In fact, the little guy hasn't been out of the house since March except to play in the back yard. They bought him a tent and slides and a few other things to keep it interesting, she said, but it's no Disney World.

So she's staying home. They'd have to anyway, she said, because her husband broke his foot at work when a heavy package fell on it. He works for the Post Office.

I asked her if he's been affected by the recent changes.

Oh yes. He's not happy. All the carriers have been told to come in an hour and a half later, which puts him right in the middle of Silicon Valley traffic going and coming to work.

The "higher ups" have decreed that sorting the mail shouldn't take as long as it's taken for the last 200 years. Even if they've started eliminating sorting machines. But he can't get that work done in just an hour and half before they leave on their routes at 9 a.m.

The policy is designed to save money. Make the Post Office "profitable."

Profitability is something of a canard, though.
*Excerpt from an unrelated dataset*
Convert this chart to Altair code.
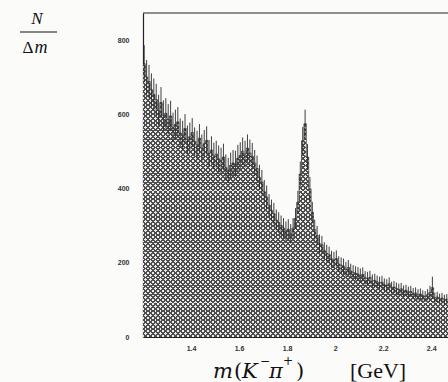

The federal government subsidizes plenty of private enterprises including oil companies, farmers and corporations like Boeing. All of those "profitable" endeavors receive federal subsidies "in support of an enterprise regarded as being in the public interest."

And your taxes, of course, subsidize essential services like fire and police protection. No one expects them to be "profitable."

You don't pay a usage fee for fire or police but you do pay a usage fee for public transportation when you buy a ticket or the Post Office when you buy a stamp. That fee defers costs but has never made either service "profitable."

The argument that an essential service like the Post Office must be "profitable" without subsidies sounds as ridiculous to us as arguing your public transit, fire department and police department should be "profitable" without taxes.

We need these services. They're in the public interest. We subsidize them.

The people who do not need much convincing about this are, ironically, the postal workers themselves.

When we mentioned our discussion with Jaymee to sister-in-law Carol the other day, she told us her story.

We have a great mailgirl whose been on our route for quite a while as mailmen go. I asked her last week how things were in Rochester with all the "cost cutting edicts" in place. Sometimes I feel like Rochester is in this bubble that protects us from all the worst that's happening but not so.

She complained about all the backlog of mail and lack of time to sort and deliver. She said some of her colleagues were coming in on their own time to sort packages because they knew people on their route weren't even getting their meds on time! One day the mail truck didn't even deliver.

She called it despicable and, yes, it is real.

In effect, mail carriers are subsidizing the Post Office under this administration.

They're off today. Like us, they don't skip a national holiday. But we salute them this Labor Day for honoring the Postal Service creed in resisting this administration's effort to slow the mail.

Imagine, if that effort were successful, your mail slot would be this empty every day.